All this work has led to early progress. SCCL has only been back in the Department of Health and Social Care for 10 months, but Sahota has already overseen an increase in the amount spent through it from 40% to 51% of all NHS purchases. Overall, the programme has saved a cumulative £344m so far, and “we are on the trajectory to deliver the £2.4bn”, he says.

Such a shift is “not because we waved a magic wand it’s because of the focus that we put on engaging with trusts”, Sahota says. “Instead of saying, ‘we’re here and if you want to buy something, come and buy something’, we’ve got bespoke account plans for each of the trusts, we’re building up pictures of what can be done, and we’re helping them switch products - which we know is not easily done.”
The NHS Long Term Plan set a target for greater use of SCCL, seeking to get its share of NHS purchases up to 80% by 2022. “What I hear more often [from trusts] is: can you stop giving us a choice and just dictate the thing, because then we wouldn’t have this other 50% still being done in a different way”. Although that day might come - “when you get about 80% of the market share, what’s the point of doing something different?” - unlocking those cash savings remains his immediate priority.
“In 2021, we will be delivering £600m cash-releasing savings per year.
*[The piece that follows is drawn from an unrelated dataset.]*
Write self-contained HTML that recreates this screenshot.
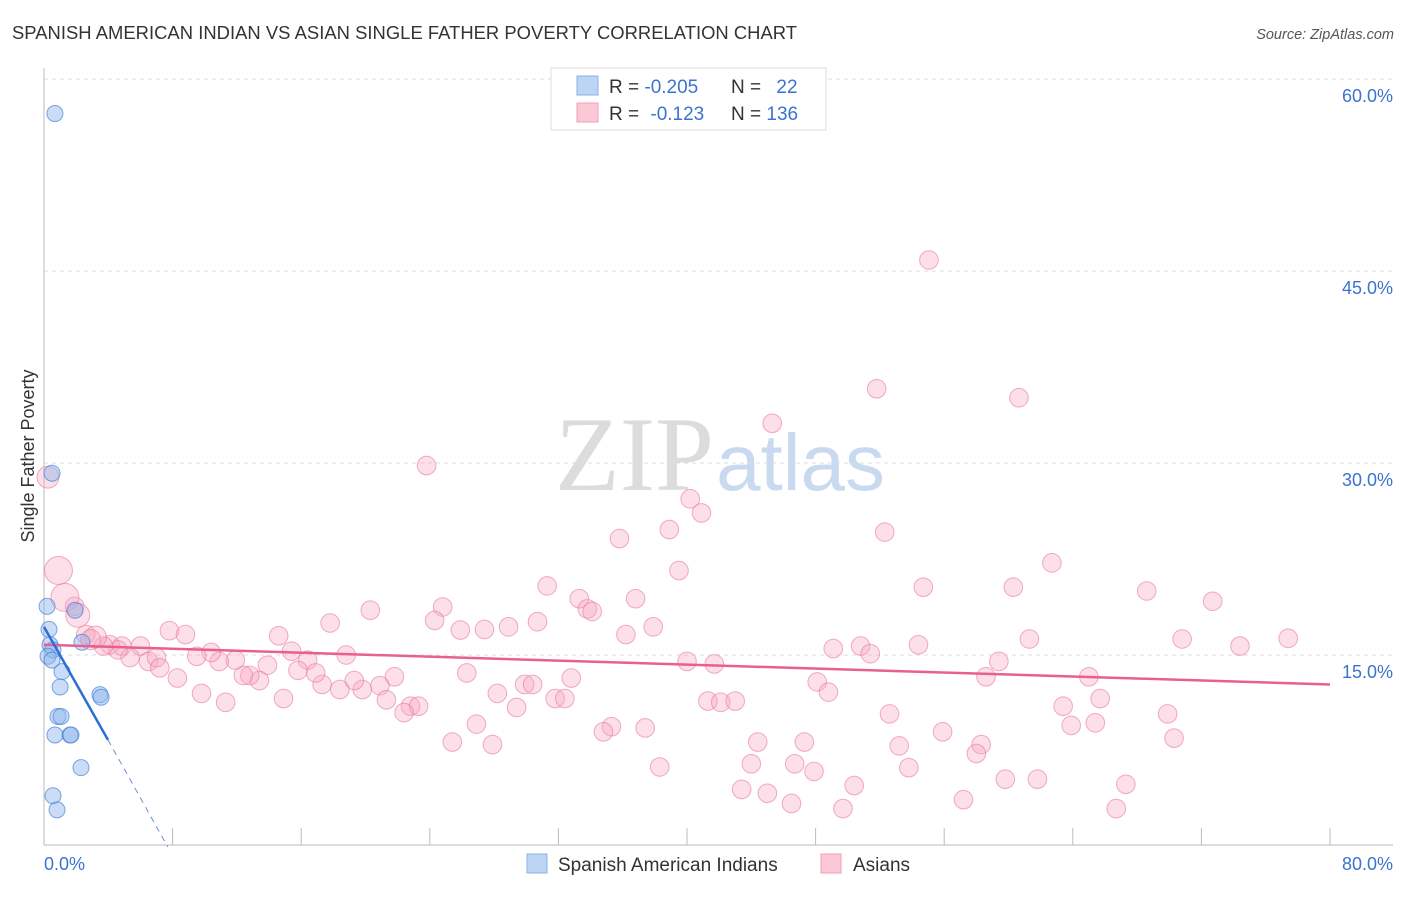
<!DOCTYPE html>
<html><head><meta charset="utf-8"><style>
body{margin:0;background:#fff;font-family:"Liberation Sans",sans-serif}
svg text{font-family:"Liberation Sans",sans-serif}
</style></head><body>
<svg id="chart" width="1406" height="892" xmlns="http://www.w3.org/2000/svg">
<text x="12" y="39" font-size="18.4" fill="#333" textLength="785">SPANISH AMERICAN INDIAN VS ASIAN SINGLE FATHER POVERTY CORRELATION CHART</text>
<text x="1394" y="39" font-size="14.5" fill="#555" text-anchor="end" font-style="italic">Source: ZipAtlas.com</text>
<text x="714" y="490" font-size="106" text-anchor="end" fill="#dcdcdc" style="font-family:'Liberation Serif',serif">ZIP</text>
<text x="716" y="490" font-size="80" fill="#c9daf0">atlas</text>
<text transform="translate(34,456) rotate(-90)" font-size="18" fill="#333" text-anchor="middle">Single Father Poverty</text>
<g id="grid"></g><g id="axes"></g><g id="pink"></g><g id="blue"></g><g id="trends"></g>
<g>
<rect x="551" y="68" width="275" height="62" fill="#fff" stroke="#ddd"/>
<rect x="577" y="76" width="21" height="19" fill="#bcd5f5" stroke="#8ab0e6"/>
<rect x="577" y="103" width="21" height="19" fill="#fcc8d6" stroke="#f0a0b8"/>
<text x="609" y="93" font-size="19" fill="#333">R = <tspan fill="#3b73d1">-0.205</tspan></text>
<text x="731" y="93" font-size="19" fill="#333">N = <tspan fill="#3b73d1" dx="10">22</tspan></text>
<text x="609" y="120" font-size="19" fill="#333">R = <tspan fill="#3b73d1" dx="6">-0.123</tspan></text>
<text x="731" y="120" font-size="19" fill="#333">N = <tspan fill="#3b73d1">136</tspan></text>
</g>
<g>
<rect x="527" y="854" width="20" height="19" fill="#bcd5f5" stroke="#8ab0e6"/>
<text x="558" y="871" font-size="19" fill="#333">Spanish American Indians</text>
<rect x="821" y="854" width="20" height="19" fill="#fcc8d6" stroke="#f0a0b8"/>
<text x="853" y="871" font-size="19" fill="#333">Asians</text>
</g>
</svg>
<script>
const yTicks=[15,30,45,60];
const yTickLabels=["15.0%","30.0%","45.0%","60.0%"];
const xTickCount=10;
const blueX=[0.68,0.5,0.19,0.31,0.37,0.56,0.25,0.5,1.12,1.93,2.36,1.0,3.48,3.55,0.87,1.06,0.68,1.62,1.68,2.3,0.56,0.81];
const blueY=[57.3,29.2,18.8,17.0,15.8,15.4,14.9,14.6,13.7,18.5,16.0,12.5,11.9,11.7,10.2,10.2,8.75,8.75,8.75,6.2,4.0,2.9];
const pinkX=[55.05,51.8,60.65,45.3,23.8,40.2,40.9,38.9,35.8,52.3,39.5,62.7,31.3,54.7,60.3,68.6,72.7,36.8,33.3,33.8,34.1,24.8,20.3,17.8,30.7,28.9,27.4,25.9,24.3,36.2,37.9,70.8,61.3,77.4,74.4,54.4,50.8,49.1,51.4,59.4,58.6,65.0,40.0,41.7,7.8,8.8,14.6,13.9,15.4,16.4,18.8,21.8,20.9,19.8,19.3,17.3,16.9,15.8,13.4,12.8,12.4,11.9,10.9,10.4,9.5,8.3,9.8,11.3,14.9,18.4,21.3,22.8,23.3,22.4,26.3,28.2,29.9,30.4,29.4,31.8,32.4,32.8,48.1,48.8,41.3,42.1,43.0,65.7,63.4,69.9,52.6,65.4,63.9,55.9,58.3,58.0,35.3,34.8,37.4,26.9,25.4,27.9,44.4,47.3,53.2,44.0,46.7,47.9,38.3,53.8,59.8,61.8,50.4,67.3,43.4,45.0,46.5,49.7,57.2,66.7,70.3,4.1,4.85,6.0,5.35,6.5,7.0,7.2,4.6,3.7,2.6,1.9,0.9,1.3,2.1,0.25,3.2,2.9];
const pinkY=[45.86,35.8,35.1,33.1,29.8,27.2,26.1,24.8,24.1,24.6,21.6,22.2,20.4,20.3,20.3,20.0,19.2,19.4,19.4,18.6,18.4,18.75,18.5,17.5,17.6,17.2,17.0,16.95,17.7,16.6,17.2,16.25,16.25,16.3,15.7,15.8,15.7,15.5,15.1,14.5,13.3,13.3,14.5,14.3,16.9,16.6,16.5,14.2,15.3,14.6,15.0,13.3,12.6,12.3,13.0,12.7,13.6,13.8,13.0,13.4,13.4,14.6,14.5,15.2,14.9,13.2,12.0,11.3,11.6,12.3,11.5,11.0,11.0,10.5,13.6,12.0,12.7,12.7,10.9,11.6,11.6,13.2,12.9,12.1,11.4,11.3,11.4,11.6,11.0,10.4,10.4,9.7,9.5,9.0,8.0,7.3,9.4,9.0,9.3,9.6,8.2,8.0,8.2,8.2,7.9,6.5,6.5,5.9,6.25,6.2,5.3,5.3,4.8,4.9,4.5,4.2,3.4,3.0,3.7,3.0,8.5,15.8,15.7,15.7,14.8,14.5,14.8,14.0,15.4,15.7,16.6,18.8,21.6,19.5,18.1,28.9,16.4,16.2];
const pinkSize=pinkX.map((_,i)=>i>=pinkX.length-6?[14,14,12,11,11,10][i-(pinkX.length-6)]:9.3);
const blueTrend=[[0,17.2],[3.98,8.37]];
const blueTrendDash=[[3.98,8.37],[7.7,0]];
const pinkTrend=[[0,15.8],[80,12.7]];
const X0=44,X1=1330,Y0=847,PPY=12.8;
const sx=v=>X0+v*(X1-X0)/80, sy=v=>Y0-v*PPY;
const NS="http://www.w3.org/2000/svg";
function mk(tag,attrs,parent){const e=document.createElementNS(NS,tag);for(const k in attrs)e.setAttribute(k,attrs[k]);document.getElementById(parent).appendChild(e);return e;}
yTicks.forEach((t,i)=>{
 const l=mk('line',{x1:X0,x2:1393,y1:sy(t),y2:sy(t),stroke:'#ddd','stroke-dasharray':'4,4'},'grid');
 
 
 const tx=mk('text',{x:1393,y:sy(t)+23,'font-size':18,fill:'#3b73d1','text-anchor':'end'},'grid');
 tx.textContent=yTickLabels[i];
 
 
});
let a=mk('line',{x1:X0,x2:X0,y1:68,y2:845,stroke:'#bbb'},'axes');


a=mk('line',{x1:X0,x2:1393,y1:845,y2:845,stroke:'#bbb'},'axes');


for(let i=1;i<=xTickCount;i++){const t=mk('line',{x1:sx(i*8),x2:sx(i*8),y1:828,y2:845,stroke:'#bbb'},'axes');
 
 }
let xl=mk('text',{x:44,y:870,'font-size':18,fill:'#3b73d1'},'axes');xl.textContent='0.0%';


xl=mk('text',{x:1393,y:870,'font-size':18,fill:'#3b73d1','text-anchor':'end'},'axes');xl.textContent='80.0%';


pinkX.forEach((x,i)=>{const c=mk('circle',{cx:sx(x),cy:sy(pinkY[i]),r:pinkSize[i],fill:'rgba(248,170,195,0.38)',stroke:'rgba(232,120,155,0.6)','stroke-width':1},'pink');
 
 });
blueX.forEach((x,i)=>{const c=mk('circle',{cx:sx(x),cy:sy(blueY[i]),r:8,fill:'rgba(140,180,235,0.45)',stroke:'rgba(70,130,215,0.7)','stroke-width':1},'blue');
 
 });
let t=mk('line',{x1:sx(pinkTrend[0][0]),y1:sy(pinkTrend[0][1]),x2:sx(pinkTrend[1][0]),y2:sy(pinkTrend[1][1]),stroke:'#e8608c','stroke-width':2.5},'trends');


t=mk('line',{x1:sx(blueTrend[0][0]),y1:sy(blueTrend[0][1]),x2:sx(blueTrend[1][0]),y2:sy(blueTrend[1][1]),stroke:'#2a6fd6','stroke-width':2.5},'trends');


t=mk('line',{x1:sx(blueTrendDash[0][0]),y1:sy(blueTrendDash[0][1]),x2:sx(blueTrendDash[1][0]),y2:sy(blueTrendDash[1][1]),stroke:'#6a8fd0','stroke-width':1,'stroke-dasharray':'6,5'},'trends');


</script>
</body></html>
That’s £50m in cash-releasing savings per month that go to frontline services. It doesn’t come back to me, it doesn’t go back to the department, or even government. It goes back to the NHS, to frontline services where it belongs. That’s phenomenal. We are on that trajectory, and it’s great to be part of it.”
This is not to say it has all been plain sailing. Sahota has had five different ministers overseeing the plan since he joined government, and the programme has also been buffeted by a snap election and Brexit planning. Although he calls government “the best place I’ve worked for a very long time”, Sahota has also had to adjust to life in the civil service. “When I joined from the private sector, somebody said it will take six months for an approval,” he says, smiling. “I laughed, thinking that would never be the case. But I’ve learned to really understand why things happen in a certain way and never to think it is for no reason.”

Sahota says SCCL has “deferred some parts of our development that were non-critical, the nice-to-haves” to free up time to focus on ensuring supply of medical devices and clinical consumables after EU exit.
The organisation is well prepared “with the known variables that we have in front of us”. Having developed contingency plans, Sahota is now working to ensure they can be activated as needed. “We’re working with all our suppliers and ensuring that there are levels of preparedness on their side,” he says, adding that: “We’re in a better position than we could be if we hadn’t started on those plans some time ago,” he says.
Leaving the EU only adds complexity to already tangled web of different players across both government and NHS that Sahota has to work with. “It is a challenge and it’s one of the reasons why I came in, but it’s not insurmountable,” he says. “It’s not difficult in terms of complexity, it’s just complex. You need to respect it as a complex thing but then deal with it in your own way - and make sure that you don’t allow the complexity to win.”